National Daily gathered that with oil price at $80 during the period of the preparation of the 2019 budget, the implementation of the budget is increasingly under threat

Though Nigeria’s daily output was about 1.9 million barrels per day, the federal government also predicated the budget on the 2.3 million barrels per day.

Also N305 was proposed as exchange rate to the dollar, with government planning also to work to keep inflation down after slight increases in the last two months on the heels of 18 months consecutive decline.

However, the Minister of Budget and National Planning, Senator Udoma Udo Udoma, had said the federal government was considering a leaner 2019 budget of N8.6 trillion, against the N9.1 trillion approved by lawmakers for 2018.

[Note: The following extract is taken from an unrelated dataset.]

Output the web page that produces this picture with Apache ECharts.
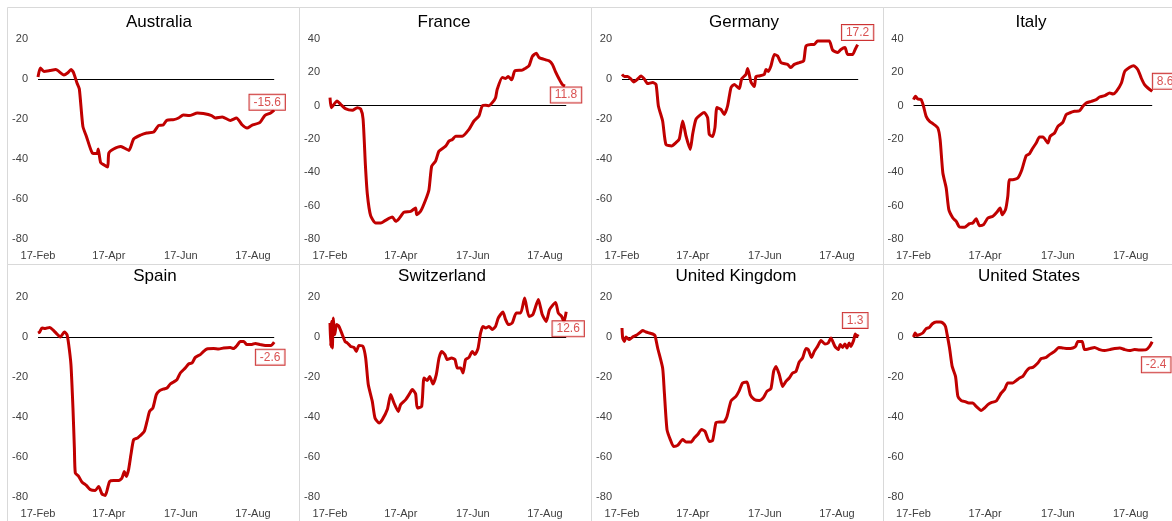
<!DOCTYPE html>
<html>
<head>
<meta charset="utf-8">
<script src="https://cdn.jsdelivr.net/npm/echarts@6/dist/echarts.min.js"></script>
<style>
  html, body { margin: 0; padding: 0; background: #fff; }
  #chart { width: 1172px; height: 521px; }
</style>
</head>
<body>
<div id="chart"></div>
<script>
// days since 17-Feb, value
const xTickDays = [0, 60, 121, 182]
const xTickLabels = ['17-Feb', '17-Apr', '17-Jun', '17-Aug']

const australia = [[0,1],[2,5.5],[5,3.8],[10,4.2],[15,4.7],[22,2],[25,3],[28,4.7],[30,3.3],[33,-2],[35,-5],[38,-23.7],[41,-28.7],[46,-37],[50,-37.3],[51,-35],[53,-41.7],[56,-43],[59,-44],[60,-37],[64,-35],[70,-33.7],[73,-34.5],[77,-35.7],[81,-30],[87,-28],[92,-27],[98,-26.5],[102,-23.3],[106,-23],[109,-20.7],[115,-20.3],[119,-19.5],[123,-18],[128,-18.3],[135,-17],[140,-17.3],[147,-18.3],[150,-19.5],[156,-19],[163,-20.7],[168,-19.5],[173,-23],[177,-24.5],[181,-23.2],[188,-21.7],[192,-18.3],[197,-17],[200,-15.6]]
const france = [[0,4.8],[1,-1.2],[2.5,0],[6,2.8],[9,0.8],[13,-1.8],[19,-2.8],[23,-1.2],[26,-2],[28,-8],[30,-36],[31.6,-53],[34.4,-66],[38.7,-70.4],[43,-70.4],[47,-68.8],[52.8,-66.8],[55.6,-69.4],[58.4,-67.8],[62.6,-64],[68.3,-63.4],[72.5,-61.4],[73.4,-65.4],[76.7,-63.4],[81,-56.4],[83.8,-50.4],[86.1,-36.3],[89.4,-33.3],[92.3,-27.3],[97.9,-24.3],[100.7,-21.3],[103.6,-20.3],[106.4,-18.3],[112,-18.3],[117.7,-14.2],[121.9,-9.2],[126.1,-6.2],[129,0],[131.8,0.2],[134.6,0],[137.4,1.8],[140.2,4.8],[141.6,9.8],[145.9,16.9],[148.7,16.3],[151,17.5],[153.8,15.5],[156.6,20.9],[162.8,21.3],[165.6,22.5],[168.5,23.9],[171.3,29.5],[174.7,31.5],[177,28.9],[182.6,27.5],[185.4,26.9],[188.2,24.9],[191,20.3],[193.8,16.3],[196.6,12.8],[199,11.8]]
const germany = [[0,2.3],[2,1.2],[4.8,1.2],[7.6,0],[9.9,-1.5],[13.3,0],[16.1,1.5],[18.9,0],[21.7,-2.3],[26,-1.8],[28.8,-2.7],[30.8,-13.5],[34.4,-21],[37.2,-32.7],[42,-33.5],[45.7,-31.8],[48.5,-30],[51.4,-21],[54.2,-28.5],[57.8,-35.2],[59.8,-27.7],[62.6,-20.2],[66.9,-17.7],[69.7,-16.8],[72.5,-19.3],[73.9,-27.7],[76.7,-28.8],[78.7,-24.3],[80.4,-14.3],[83.8,-15.2],[86.6,-17.7],[89.4,-13.5],[92.3,-4.3],[95.1,-2.7],[99.3,-4.8],[101.3,0],[104.9,2.3],[106.4,5.2],[109.2,-1.5],[112,-3.8],[113.4,1.2],[116.3,1.5],[120.5,2.3],[121.9,4.8],[123.9,3.8],[126.1,6.5],[129,12.3],[131.8,11.5],[134.6,8.2],[140.2,7.3],[143,5.7],[145.9,7.3],[150.1,8.2],[153.8,9],[155.8,16.5],[160,17.3],[162.8,17.3],[165.6,19],[169.9,19],[175.5,19],[178.3,14.5],[182.6,13.2],[185.4,14.8],[188.8,15.7],[191,12.3],[195.3,12.3],[197.2,14.5],[199.5,17.2]]
const italy = [[0,3.6],[1.7,5.6],[3.6,4],[6.4,3.6],[8.4,-0.4],[10.6,-6.4],[13.4,-9.4],[16.2,-10.8],[20.4,-13.4],[22.3,-20.4],[24.6,-40.4],[27.4,-49.4],[29.6,-62.4],[33,-67.4],[35.8,-69.4],[38.5,-72.8],[42.7,-73],[46.9,-70.8],[49.7,-70.4],[52.5,-67.8],[55.3,-72],[58.7,-71.4],[62.3,-67.4],[66.5,-66.4],[69.8,-64],[72.6,-61.4],[74.3,-65.4],[77.1,-62.4],[79,-54.4],[80.4,-44.4],[83.2,-44.4],[87.4,-43.4],[90.8,-38.4],[94.4,-30],[97.2,-28.8],[100,-25.4],[102.8,-22.4],[105.6,-18.8],[108.4,-18.8],[112.6,-22.4],[114.5,-18.4],[118.2,-16.4],[121,-12.4],[125.1,-10],[127.9,-5.4],[130.7,-4.4],[134.9,-3.4],[139.1,-3],[141.9,-0.4],[144.7,1.6],[148.9,2.6],[153.1,3.6],[155.9,5.2],[160.2,6],[164.4,7.6],[167.2,7],[170,8.6],[174.2,13.6],[177,20.6],[181.2,23],[184.4,24],[188,21.6],[190.8,16.6],[193.6,12.6],[196.4,10.6],[200,8.6]]
const spain = [[0,2],[1.4,2.5],[3.4,4.5],[6.2,4.3],[9.9,4.8],[13.3,3.2],[16.1,1.5],[18.9,0],[22.3,2.5],[24.5,1.2],[26,-3.8],[27.9,-13.8],[29.6,-35.5],[30.8,-55.5],[31.6,-68],[34.4,-69.7],[37.2,-72.5],[40.9,-74.2],[44.3,-76.3],[48.5,-76.7],[51.4,-74.7],[54.2,-78.5],[57,-79.2],[59,-75.5],[60.7,-72.2],[64.1,-71.8],[68.3,-71.8],[71.1,-70.5],[73.1,-67.2],[74.8,-69.7],[76.7,-66.3],[78.7,-58.8],[81,-51.3],[84.4,-50.5],[86.6,-49.3],[90,-47.2],[92.3,-42.2],[94.5,-37.2],[97.3,-35.5],[100.2,-28.8],[103,-26.8],[106.4,-26],[109.2,-25.5],[112,-23.5],[114.8,-22.5],[117.7,-21.3],[120.5,-18],[124.7,-15.5],[127.5,-13.5],[130.4,-13],[133.2,-10.2],[137.4,-8.8],[140.2,-7.2],[143,-6],[148.7,-5.8],[152.9,-6],[157.2,-5.5],[162.8,-5.2],[165.6,-5.8],[168.5,-4.2],[171.3,-2.2],[174.1,-2.2],[176.9,-3.8],[181.1,-3.8],[184,-3.2],[188.2,-3.8],[192.4,-4.3],[197.2,-4.3],[200,-2.6]]
const switzerland = [[0,7],[0.6,-4.7],[1.4,7.8],[2,-5.5],[2.8,9.5],[4,1.2],[5.6,6.2],[7.6,5.3],[10.4,1.2],[12.7,-2.2],[14.7,-3],[17.5,-4.7],[20.3,-5.2],[22.3,-7.2],[24.5,-4.3],[27.9,-4.7],[30.2,-10.5],[32.4,-23.8],[35.8,-32.2],[38.1,-40.5],[41.5,-43],[44.3,-41.3],[48.5,-36.3],[51.4,-28.8],[54.2,-33],[57.8,-37.2],[59.8,-33.8],[64.1,-31.3],[66.9,-28.8],[69.7,-26.3],[72.5,-28.5],[73.9,-35.5],[77.6,-34.7],[79.6,-20.5],[82.4,-21.8],[84.4,-19.7],[87.2,-23.5],[90,-18.8],[92.3,-10.5],[94.5,-7.2],[97.3,-8.8],[99.3,-11.3],[103,-10.5],[105.8,-11.3],[107.8,-15.5],[110.6,-15.5],[112.6,-18],[114.8,-11.3],[117.7,-10.2],[120.5,-7.2],[122.7,-8.8],[125.3,-5.8],[127.5,2],[129.5,5.3],[131.8,4.5],[134.6,5.3],[137.4,3.7],[140.2,5.3],[142.5,9.5],[146.4,12.5],[148.7,8.7],[151,6.2],[154.3,7],[157.7,12],[161.4,12],[164.8,19.5],[168.5,10.3],[171.8,11.2],[176.4,18.7],[179.7,11.2],[183.1,7.8],[185.9,13.7],[191,17.3],[193.3,12],[196.1,10.3],[198.1,7.5],[200,12.6]]
const unitedKingdom = [[0,4.5],[0.6,-0.5],[2,-2.2],[3.4,0],[6.2,-1.3],[9,0],[11.9,0.8],[14.7,2],[17.5,3.2],[20.3,2.5],[23.1,2],[26,1.5],[27.9,0.8],[30.2,-5.5],[34.4,-15.5],[35.8,-27.2],[38.1,-46.3],[40.9,-51.3],[43.7,-54.7],[47.1,-54.2],[51.4,-51.3],[54.2,-52.5],[58.4,-52.5],[61.2,-50.5],[64.1,-48.8],[67.4,-46.3],[70.3,-47.2],[73.9,-52.2],[76.7,-51.8],[79.6,-42.8],[82.4,-42.5],[86.1,-42.5],[88.9,-39.7],[92.3,-32],[96.5,-29.7],[99.3,-26.8],[102.1,-23],[105.8,-22.5],[108.6,-28.8],[112,-31.3],[116.3,-31.8],[119.9,-30.2],[122.7,-27.2],[126.1,-25.8],[128.4,-17.2],[130.4,-14.7],[133.2,-18.8],[136,-24.7],[138.8,-22.2],[141.6,-20.5],[144.5,-18],[147.3,-17.2],[150.1,-12.5],[152.9,-10.5],[155.8,-5.8],[157.7,-6.3],[160.5,-10.2],[162.8,-7.2],[165.6,-4.7],[168.5,-1.8],[171.8,-3.5],[174.6,-3],[176.9,-0.5],[180.3,-4.7],[183.1,-6.3],[184.8,-3.8],[186.8,-5.2],[188.8,-3.5],[190.5,-5.5],[192.4,-3],[193.8,-4.7],[196.1,-1.8],[197.5,1.5],[198.9,0.3],[200,1.3]]
const unitedStates = [[0,0],[1.4,2],[2.8,0.8],[5,1.2],[7.8,2],[10.6,4.2],[13.4,4.8],[15.6,6.5],[19,7.5],[22.3,7.5],[24.6,7],[26.8,5.3],[28.2,1.2],[30.2,-5.5],[32.4,-14.7],[35.2,-19.7],[37.2,-29.7],[40,-31.8],[42.7,-32.2],[46.4,-33],[49.7,-33],[52.5,-34.7],[56.7,-36.7],[59.5,-35.5],[62.3,-33.8],[65.1,-32.8],[69.3,-32],[73.5,-28],[76.3,-26.2],[79,-23],[83.2,-23],[86,-21.8],[88.8,-20.5],[91.6,-19.7],[94.4,-17.2],[97.2,-15.5],[100,-15.2],[104.2,-13],[107,-10.8],[111.2,-10.2],[114,-8.8],[118.2,-7.2],[121.8,-5.2],[125.1,-5.5],[129.3,-5.8],[133.5,-5.5],[135.8,-4.7],[137.7,-2.2],[141.3,-2.2],[143.3,-6.3],[147.5,-5.8],[151.7,-5.2],[155.9,-6.3],[160.1,-6.8],[164.4,-6.3],[168.6,-5.8],[172.8,-5.5],[177,-6.3],[181,-6.8],[185.2,-6.3],[189.4,-6.5],[195,-6.3],[197.8,-4.7],[200,-2.4]]

const countries = ['Australia', 'France', 'Germany', 'Italy', 'Spain', 'Switzerland', 'United Kingdom', 'United States']
const seriesData = [australia, france, germany, italy, spain, switzerland, unitedKingdom, unitedStates]
const yMaxes = [20, 40, 20, 40, 20, 20, 20, 20]

// layout bits per panel
const titleX = [159, 444, 744, 1031, 155, 442, 736, 1029]
const labelOffset = [[-7, -8], [1, 9], [0, -12], [13, -10], [-4, 15], [2, 17], [-3, -14], [4, 23]]

const RED = '#C00000'

const chartDom = document.getElementById('chart')
const myChart = echarts.init(chartDom)

const grids = []
const xAxes = []
const yAxes = []
const titles = []
const series = []
const graphics = []

countries.forEach((name, i) => {
  const col = i % 4
  const row = Math.floor(i / 4)
  const data = seriesData[i]
  const last = data[data.length - 1]

  // panel border
  graphics.push({
    type: 'rect',
    silent: true,
    shape: { x: 7.5 + 292 * col, y: 7.5 + 257 * row, width: col < 3 ? 292 : 300, height: 257 },
    style: { fill: null, stroke: '#d9d9d9', lineWidth: 1 },
  })

  titles.push({
    text: name,
    left: titleX[i],
    top: row ? 268 : 14,
    textAlign: 'center',
    padding: 0,
    textStyle: { fontFamily: 'Liberation Sans', fontSize: 17, fontWeight: 'normal', color: '#000' },
  })

  grids.push({
    left: col < 3 ? 38 + 292 * col : 913.5,
    top: row ? 297 : 39,
    width: col < 3 ? 236.2 : 238.7,
    height: 200,
  })

  xAxes.push({
    gridIndex: i,
    type: 'value',
    min: 0,
    max: 200,
    axisLine: { show: false },
    axisTick: { show: false },
    splitLine: { show: false },
    axisLabel: {
      customValues: xTickDays,
      formatter: (v) => xTickLabels[xTickDays.indexOf(v)],
      margin: 11,
      fontFamily: 'Liberation Sans',
      fontSize: 11,
      color: '#404040',
    },
  })

  yAxes.push({
    gridIndex: i,
    type: 'value',
    min: -80,
    max: yMaxes[i],
    interval: 20,
    axisLine: { show: false },
    axisTick: { show: false },
    splitLine: { show: false },
    axisLabel: { margin: 10, fontFamily: 'Liberation Sans', fontSize: 11, color: '#404040' },
  })

  series.push({
    type: 'line',
    xAxisIndex: i,
    yAxisIndex: i,
    data: data,
    showSymbol: false,
    smooth: 0.2,
    lineStyle: { color: RED, width: 3 },
    z: 3,
    markLine: {
      silent: true,
      symbol: 'none',
      label: { show: false },
      lineStyle: { color: '#000', width: 1, type: 'solid' },
      data: [{ yAxis: 0 }],
      z: 2,
    },
  })

  // last value callout
  series.push({
    type: 'scatter',
    xAxisIndex: i,
    yAxisIndex: i,
    data: [last],
    symbolSize: 1,
    itemStyle: { color: 'rgba(0,0,0,0)' },
    z: 5,
    label: {
      show: true,
      position: 'inside',
      offset: labelOffset[i],
      formatter: (p) => p.value[1].toFixed(1),
      fontFamily: 'Liberation Sans',
      fontSize: 12,
      color: '#D02626',
      backgroundColor: '#fff',
      borderColor: RED,
      borderWidth: 1,
      padding: [2, 4, 1, 4],
    },
  })
})

const option = {
  animation: false,
  backgroundColor: '#fff',
  title: titles,
  grid: grids,
  xAxis: xAxes,
  yAxis: yAxes,
  series: series,
  graphic: graphics,
}
option && myChart.setOption(option)
</script>
</body>
</html>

Both oil benchmarks have shed more than 30 per cent since early October due to swelling global inventories.

The Organisation of the Petroleum Exporting Countries (OPEC) and other oil producers agreed this month to curb production by 1.2 million barrels per day (bpd), equivalent to more than one per cent of global demand, in an attempt to drain tanks and boost prices.

But the cuts won’t happen until next month and meanwhile production has been at or near record highs in the US, Russia and Saudi Arabia, undermining spot prices.

Russian oil output hit a record 11.42 million bpd this month, an industry source told Reuters.

Oil production from seven major US shale basins is by the year-end expected to climb to more than eight million bpd for the first time, the US Energy Information Administration said.

Inventories at the US storage hub of Cushing, Oklahoma, delivery point for the oil futures contract, rose more than 1 million barrels from December 11 to 14, traders said.

The US has surpassed Russia and Saudi Arabia as the world’s biggest oil producer, with total crude output climbing to a record 11.7 million bpd.

With prices falling, unprofitable shale producers will eventually stop operating and cut supply, but that could take some time, and meanwhile inventories keep growing.